Hal tersebut terjadi karena sinar matahari yang menembus kaca dipantulkan kembali oleh benda-benda di dalam ruangan rumah kaca sebagai gelombang panas yang berupa sinar inframerah. Oleh karena itu, udara di dalam rumah kaca suhunya naik dan panas yang dihasilkan terperangkap di dalam ruangan rumah kaca dan tidak tercampur dengan udara di luar rumah kaca. Akibatnya, suhu di dalam ruangan rumah kaca lebih tinggi dari pada suhu di luarnya dan hal tersebutlah yang dikatakan sebagai efek rumah kaca.
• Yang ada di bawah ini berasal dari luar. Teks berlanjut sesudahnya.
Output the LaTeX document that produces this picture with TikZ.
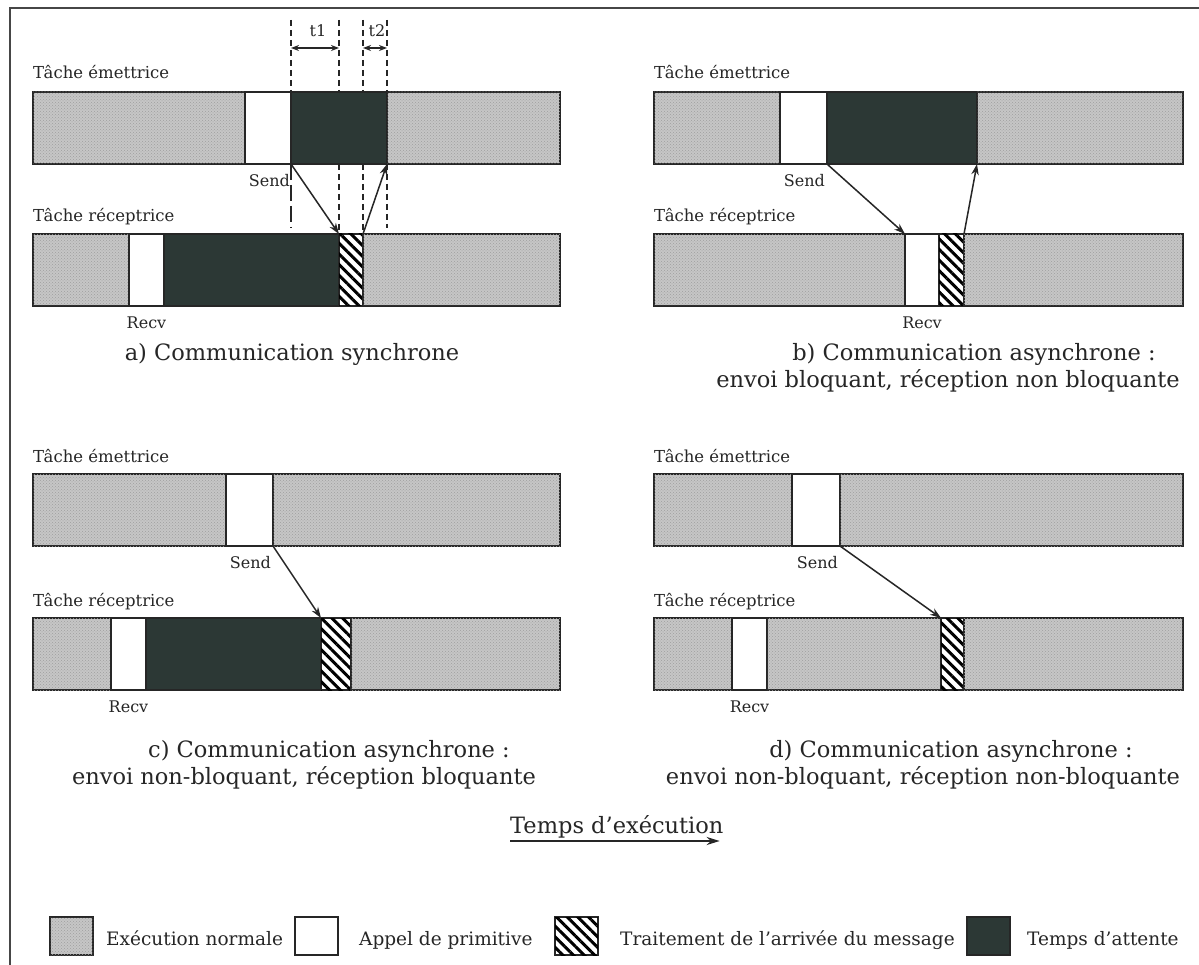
\documentclass[tikz,border=0pt]{standalone}
\usepackage{fontspec}
\setmainfont{DejaVu Serif}
\usetikzlibrary{arrows.meta,patterns,patterns.meta}

\definecolor{execgray}{RGB}{198,198,198}
\definecolor{waitdark}{RGB}{44,56,53}
\definecolor{framegray}{RGB}{70,70,70}
\definecolor{inkgray}{RGB}{38,38,38}

\tikzset{
  seg/.style={inner sep=0pt, outer sep=0pt, anchor=north west, draw=inkgray,
              line width=1.4pt, minimum height=72pt},
  exec/.style={seg, fill=execgray,
               postaction={pattern=crosshatch dots, pattern color=black!38}},
  prim/.style={seg, fill=white},
  hatchbox/.style={seg, fill=white,
               postaction={pattern={Lines[angle=-45,distance=7.5pt,line width=3pt]},
                           pattern color=black}},
  wait/.style={seg, fill=waitdark},
  lab/.style={inner sep=0pt, anchor=base west, text=inkgray, font=\fontsize{16.5}{19}\selectfont},
  sml/.style={inner sep=0pt, text=inkgray, font=\fontsize{16}{19}\selectfont},
  captext/.style={inner sep=0pt, anchor=base, text=inkgray, font=\fontsize{22.5}{26}\selectfont},
  leg/.style={inner sep=0pt, anchor=base west, text=inkgray, font=\fontsize{18.5}{22}\selectfont},
  msg/.style={draw=inkgray, line width=1.5pt, -{Stealth[length=11pt,width=7.5pt]}},
  guide/.style={draw=inkgray, line width=1.7pt, dash pattern=on 6pt off 4pt},
  guidelong/.style={draw=inkgray, line width=1.7pt, dash pattern=on 16pt off 5pt},
  spanarrow/.style={draw=inkgray, line width=1.5pt, {Stealth[length=8pt,width=6pt]}-{Stealth[length=8pt,width=6pt]}},
  key/.style={minimum width=43pt, minimum height=38pt},
}

\begin{document}
\begin{tikzpicture}[x=1pt,y=-1pt]
\useasboundingbox (0,0) rectangle (1199,965);
\fill[white] (0,0) rectangle (1199,965);
% outer frame
\draw[framegray, line width=1.5pt] (10,980) -- (10,8) -- (1215,8);

% ---------------- a) synchronous ----------------
\node[lab] (aSl) at (33,79) {Tâche émettrice};
\node[exec, minimum width=212pt] (aS1) at (33,92) {};
\node[prim, minimum width=46pt]  (aS2) at (245,92) {};
\node[wait, minimum width=96pt]  (aS3) at (291,92) {};
\node[exec, minimum width=173pt] (aS4) at (387,92) {};
\node[sml, anchor=north east] (aSend) at ([xshift=-1pt,yshift=-10pt]aS2.south east) {Send};

\node[lab] (aRl) at (33,222) {Tâche réceptrice};
\node[exec, minimum width=96pt]  (aR1) at (33,234) {};
\node[prim, minimum width=35pt]  (aR2) at (129,234) {};
\node[wait, minimum width=175pt] (aR3) at (164,234) {};
\node[hatchbox, minimum width=24pt] (aR4) at (339,234) {};
\node[exec, minimum width=197pt] (aR5) at (363,234) {};
\node[sml, anchor=north] (aRecv) at ([yshift=-11pt]aR2.south) {Recv};

% timing guides
\coordinate (g1t) at (291,20);  \coordinate (g1b) at (291,228);
\coordinate (g2t) at (339,20);  \coordinate (g2m) at (339,92);  \coordinate (g2n) at (339,164);
\coordinate (g3t) at (363,20);  \coordinate (g3m) at (363,92);  \coordinate (g3n) at (363,164);
\coordinate (g4t) at (387,20);  \coordinate (g4b) at (387,228);
\draw[guide] (g1t) -- (aS3.north west);
\draw[guidelong] (aS3.south west) -- (g1b);
\draw[guide] (g2t) -- (g2m);
\draw[guide] (g2n) -- (aR4.north west);
\draw[guide] (g3t) -- (g3m);
\draw[guide] (g3n) -- (aR4.north east);
\draw[guide] (g4t) -- (aS4.north west);
\draw[guide] (aS4.south west) -- (g4b);
\coordinate (t1a) at (291,48); \coordinate (t1b) at (339,48);
\coordinate (t2a) at (363,48); \coordinate (t2b) at (387,48);
\draw[spanarrow] (t1a) -- (t1b);
\draw[spanarrow] (t2a) -- (t2b);
\node[sml, anchor=base] (t1) at (318,37) {t1};
\node[sml, anchor=base] (t2) at (377,37) {t2};

\draw[msg] (aS3.south west) -- (aR4.north west);
\draw[msg] (aR4.north east) -- (aS4.south west);

\node[captext] (aCap) at (292,361) {a) Communication synchrone};

% ---------------- b) blocking send ----------------
\node[lab] (bSl) at (654,79) {Tâche émettrice};
\node[exec, minimum width=126pt] (bS1) at (654,92) {};
\node[prim, minimum width=47pt]  (bS2) at (780,92) {};
\node[wait, minimum width=150pt] (bS3) at (827,92) {};
\node[exec, minimum width=206pt] (bS4) at (977,92) {};
\node[sml, anchor=north east] (bSend) at ([xshift=-2pt,yshift=-10pt]bS2.south east) {Send};

\node[lab] (bRl) at (654,222) {Tâche réceptrice};
\node[exec, minimum width=251pt] (bR1) at (654,234) {};
\node[prim, minimum width=34pt]  (bR2) at (905,234) {};
\node[hatchbox, minimum width=25pt] (bR3) at (939,234) {};
\node[exec, minimum width=219pt] (bR4) at (964,234) {};
\node[sml, anchor=north] (bRecv) at ([yshift=-11pt]bR2.south) {Recv};

\draw[msg] (bS3.south west) -- (bR2.north west);
\draw[msg] (bR3.north east) -- (bS4.south west);

\node[captext] (bCap1) at (974,361) {b) Communication asynchrone :};
\node[captext] (bCap2) at (948,388) {envoi bloquant, réception non bloquante};

% ---------------- c) blocking receive ----------------
\node[lab] (cSl) at (33,462) {Tâche émettrice};
\node[exec, minimum width=193pt] (cS1) at (33,474) {};
\node[prim, minimum width=47pt]  (cS2) at (226,474) {};
\node[exec, minimum width=287pt] (cS3) at (273,474) {};
\node[sml, anchor=north east] (cSend) at ([xshift=-2pt,yshift=-10pt]cS2.south east) {Send};

\node[lab] (cRl) at (33,606) {Tâche réceptrice};
\node[exec, minimum width=78pt]  (cR1) at (33,618) {};
\node[prim, minimum width=35pt]  (cR2) at (111,618) {};
\node[wait, minimum width=175pt] (cR3) at (146,618) {};
\node[hatchbox, minimum width=30pt] (cR4) at (321,618) {};
\node[exec, minimum width=209pt] (cR5) at (351,618) {};
\node[sml, anchor=north] (cRecv) at ([yshift=-11pt]cR2.south) {Recv};

\draw[msg] (cS2.south east) -- (cR4.north west);

\node[captext] (cCap1) at (329,757) {c) Communication asynchrone :};
\node[captext] (cCap2) at (304,784) {envoi non-bloquant, réception bloquante};

% ---------------- d) non-blocking both ----------------
\node[lab] (dSl) at (654,462) {Tâche émettrice};
\node[exec, minimum width=138pt] (dS1) at (654,474) {};
\node[prim, minimum width=48pt]  (dS2) at (792,474) {};
\node[exec, minimum width=343pt] (dS3) at (840,474) {};
\node[sml, anchor=north east] (dSend) at ([xshift=-2pt,yshift=-10pt]dS2.south east) {Send};

\node[lab] (dRl) at (654,606) {Tâche réceptrice};
\node[exec, minimum width=78pt]  (dR1) at (654,618) {};
\node[prim, minimum width=35pt]  (dR2) at (732,618) {};
\node[exec, minimum width=174pt] (dR3) at (767,618) {};
\node[hatchbox, minimum width=23pt] (dR4) at (941,618) {};
\node[exec, minimum width=219pt] (dR5) at (964,618) {};
\node[sml, anchor=north] (dRecv) at ([yshift=-11pt]dR2.south) {Recv};

\draw[msg] (dS2.south east) -- (dR4.north west);

\node[captext] (dCap1) at (951,757) {d) Communication asynchrone :};
\node[captext] (dCap2) at (923,784) {envoi non-bloquant, réception non-bloquante};

% ---------------- time axis ----------------
\node[captext, anchor=base west] (time) at (510,833) {Temps d’exécution};
\draw[draw=inkgray, line width=1.9pt, -{Stealth[length=13pt,width=8pt]}]
  ([yshift=-8pt]time.base west) -- ([xshift=-4pt,yshift=-8pt]time.base east);

% ---------------- legend ----------------
\node[exec, key] (k1) at (50,917) {};
\node[leg] (k1t) at (106,945) {Exécution normale};
\node[prim, key] (k2) at (295,917) {};
\node[leg] (k2t) at (359,945) {Appel de primitive};
\node[hatchbox, key] (k3) at (555,917) {};
\node[leg] (k3t) at (620,945) {Traitement de l’arrivée du message};
\node[wait, key] (k4) at (967,917) {};
\node[leg] (k4t) at (1027,945) {Temps d’attente};
\end{tikzpicture}
\end{document}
Efek rumah kaca dapat pula terjadi di dalam mobil yang diparkir di tempat yang panas dengan jendela tertutup.

Dari pancaran sinar matahari yang sampai ke bumi (setelah melalui penyerapan berbagai sinar di atmosfer) sebagian radiasi tersebut dipantulkan dan sebagian diserap oleh bumi. Radiasi yang diserap dipancarkan lagi oleh bumi sebagai sinar inframerah yang bergelombang panjang. Sinar tersebut di atmosfer akan diserap oleh gas-gas rumah kaca seperti uap air (H2O) dan karbon dioksida (CO2) sehingga tidak terlepas ke luar angkasa dan menyebabkan panas terperangkap di troposfer dan akhirnya menyebabkan peningkatan suhu di bumi maupun di lapisan troposfer (lapisan atmosfer terendah). Hal tersebut menyebabkan terjadinya efek rumah kaca di bumi.

Dengan adanya efek rumah kaca, suhu rata-rata di permukaan bumi naik 33°C lebih tinggi (menjadi 15°C) dari seandainya tidak ada efek rumah kaca (- 18°C), suhu yang terlalu dingin bagi kehidupan manusia. Kenaikan intensitas efek rumah kaca akibat peningkatan kadar gas rumah kaca yang utamanya disebabkan oleh pencemaran, dapat menyebabkan terjadinya pemanasan global atau global warming, yaitu peningkatan suhu bumi yang menyebabkan perubahan iklim dan kenaikan permukaan air laut.